Excuse me while I crash land back to earth and back into my fading red chair, yes, the one with handles gently eroded where my elbows dig in and the seat cover peeling away rabidly at the back like the pelt of a really sick animal. Give me some time to breathe deep, pull my scattered thoughts together and be really gracious and dignified about this. I was on the Beeb, take that bitch. Err. Well. Okay. That just about sums it up.
It all happened thus. I got an email, while I was twirling a strand of hair around a finger and reading Dave Barry, a very complicated process and one that brooks no interference or disturbing the concentration. With one hand on the page I was reading, I opened said email to find that a lady from the London office of the BBC was looking for Indian moms to talk about raising kids, specific to Amy Chua’s article on Chinese Moms which has been doing the rounds of the blogosphere for the past couple of day. Plenty of us had frothed at the mouth at being bracketed in the category of pushy parenting that Chua had described, but, since I was never going to fit in her category, given that the brat spends three hours on unstructured play unsupervised every evening, I didnt think or mull too deeply about the points she raised, except to thank my stars that the mater never ever called me “Fatty…” I would have been an instant entrant into the category of those suffering from some form of eating disorder and would probably be at bariatic surgery requirement now, had she done so. I am sensitive that way. So when I read that mail, my first thought was, no way. I’m not a typical Indian mother. Seriously, my idea of pushing the brat academically is making sure his four pages of weekly homework is done and submitted in on the day it is meant to be submitted.And not the next day, because it is ‘allowed’.

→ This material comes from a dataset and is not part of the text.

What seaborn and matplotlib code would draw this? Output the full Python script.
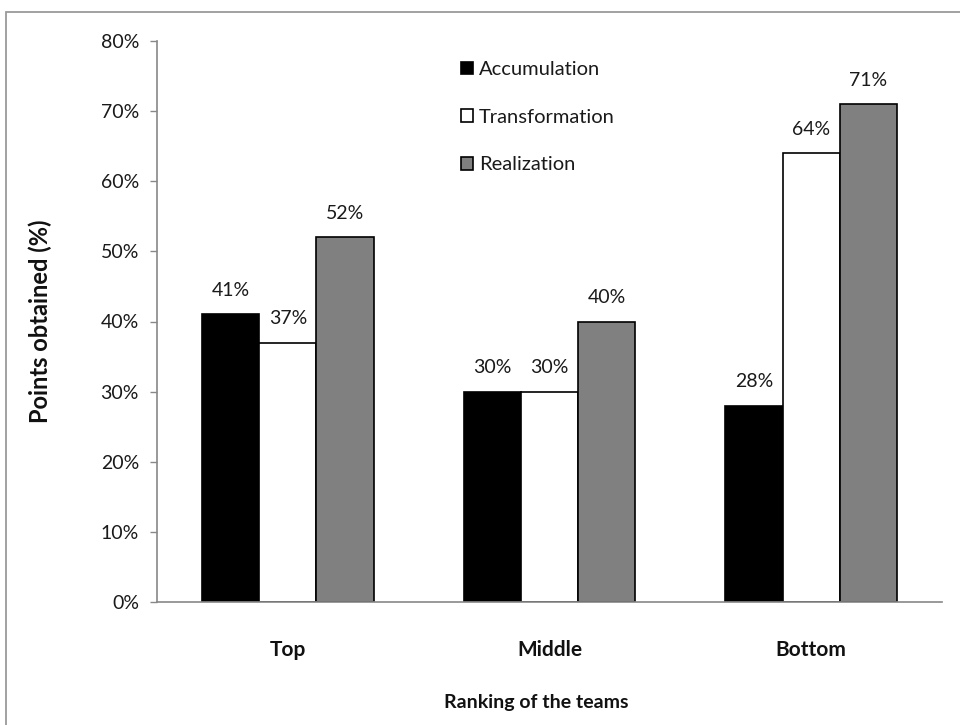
import matplotlib
matplotlib.use("Agg")
import matplotlib.pyplot as plt
from matplotlib.patches import Rectangle, Patch
import seaborn as sns
import pandas as pd

# Points obtained per team ranking group and phase
rankings = ["Top", "Middle", "Bottom"]
phases = ["Accumulation", "Transformation", "Realization"]
accumulation = [41, 30, 28]
transformation = [37, 30, 64]
realization = [52, 40, 71]
y_ticks = [0, 10, 20, 30, 40, 50, 60, 70, 80]

sns.set_theme(style="white")
plt.rcParams["font.family"] = ["Lato", "DejaVu Sans"]

df = pd.DataFrame({
    "Ranking": rankings * 3,
    "Phase": [p for p in phases for _ in rankings],
    "Points": accumulation + transformation + realization,
})

fig = plt.figure(figsize=(9.6, 7.25), dpi=100)
ax_left, ax_width = 157, 785
ax = fig.add_axes([ax_left / 960, 123 / 725, ax_width / 960, 561 / 725])

# Outer chart frame
fig.patches.append(Rectangle((6 / 960, -0.1), 1.2, (725 - 12) / 725 + 0.1,
                             transform=fig.transFigure, fill=False,
                             edgecolor="#9a9a9a", linewidth=1.3, clip_on=False))

palette = {"Accumulation": "black", "Transformation": "white", "Realization": "#808080"}
sns.barplot(data=df, x="Ranking", y="Points", hue="Phase", hue_order=phases,
            order=rankings, palette=palette, width=0.655, edgecolor="black",
            linewidth=1.2, saturation=1, ax=ax, legend=False, errorbar=None)

# Value labels above each bar
for container in ax.containers:
    for bar in container:
        h = bar.get_height()
        ax.annotate(f"{h:.0f}%", (bar.get_x() + bar.get_width() / 2, h),
                    xytext=(0, 11), textcoords="offset points",
                    ha="center", va="bottom", fontsize=14, color="#1a1a1a")

ax.set_ylim(0, 80)
ax.set_xlim(-0.5, 2.5)
ax.set_yticks(y_ticks)
ax.set_yticklabels([f"{t}%" for t in y_ticks], fontsize=14, color="#1a1a1a")
ax.set_xticks([0, 1, 2])
ax.set_xticklabels(rankings, fontsize=15, fontweight="bold", color="#111111")
ax.set_xticks([-0.5, 0.5, 1.5, 2.5], minor=True)
ax.tick_params(axis="x", which="major", length=0, pad=27)
ax.tick_params(axis="x", which="minor", length=6, width=1, color="#888888", direction="out")
ax.tick_params(axis="y", length=5, width=1, color="#888888", direction="out", left=True, pad=8)

for side in ["top", "right"]:
    ax.spines[side].set_visible(False)
for side in ["left", "bottom"]:
    ax.spines[side].set_color("#888888")
    ax.spines[side].set_linewidth(1.2)

ax.set_ylabel("Points obtained (%)", fontsize=17, fontweight="bold", color="#111111")
ax.yaxis.set_label_coords(-(ax_left - 52) / ax_width, 0.5)
ax.set_xlabel("Ranking of the teams", fontsize=14, fontweight="bold", color="#111111")
ax.xaxis.set_label_coords((536 - ax_left) / ax_width, -92 / 561)

handles = [Patch(facecolor=palette[p], edgecolor="black", linewidth=1.2) for p in phases]
leg = ax.legend(handles, phases, loc="upper left",
                bbox_to_anchor=((447 - ax_left) / ax_width, 1 - 6 / 561),
                frameon=False, fontsize=14.5, handlelength=0.6, handleheight=0.6,
                handletextpad=0.3, labelspacing=1.52, borderaxespad=0.3)
for t in leg.get_texts():
    t.set_color("#1a1a1a")

fig.savefig("out.png", dpi=100)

But this was the Beeb. You know. Understand how difficult it was to control myself and rush out into the street and hail a cab to reach their studio. My excitement was reigned in by the man who raised a stern eyebrow and said, with all the authority he could muster, being the man of the house, and me being driverless and therefore dependent on him, “At this hour of the night, no way.” The man has no sense of occasion. I’d have expected him to pull on his trousers and drive me to the studio at F1 speed.
The car they promised to send for me would probably be stuck in traffic for the entire duration of the programme which was barely a couple of hours away, before it even reached my gate. So I thought, there it goes, my once in a lifetime moment and sadly passed on my phone number, thinking they were not going to be keen to get a disembodied voice on the phone when they could probably get interesting face to camera from anyone else in the vicinity of their studios. But nope. The emails kept coming, then a call arrived, and I was asked to be on standby at 1800 hrs GMT, which I ensured I was by depositing the child, snoring openmouthed, next to the spouse, also snoring openmouthed, in our bedroom, and gently closing the door on them so that the snores didnt impinge on the sound quality and snored open mouthed meself on the sofa watching a really bad movie which involved snake like things coming out from the ground and scaring the *scatological word* out two random men and one token woman. Ergo, when the phone rang suddenly, I jumped up with a start, banged my shin on the coffee table, hobbled to the armchair next to which the phone is placed, picked it up to realise the wire had gotten all tangled up and the phone got lifted up along with the receiver.
Polite friendly voices introduced themselves, and asked me to chat about, what else, these are the British innit, the weather while they checked on sound quality, and we had a little run through before the programme actually went live and there I was live. On air. On the BBC World. Dispensing gyaan on parenting contrary to Amy Chua’s declaration about the Indian parent being like the Chinese parent in being focused and pushy. I am not a driven mom. Ah yes, I was driven when the child had to go for therapy and such like, but once he had come up to par with his peers in terms of development and skills, I’ve slackened the pace. Maybe when I shell out money for his therapy, he will gather courage to tell me how I made him mediocre. For now, I’d rather he has a childhood he enjoyed.
We had a mother of two and a producer at the BBC on the show, a mom and a journalist from New York, and a Chinese American and her father, a professor and a Chinese parent giving their points of view.
We are on the Chinese mom link.
Now I can die happy. Have ticked off the BBC from my bucket list, even if it was just mine disembodied ghostly voice floating through the airwaves.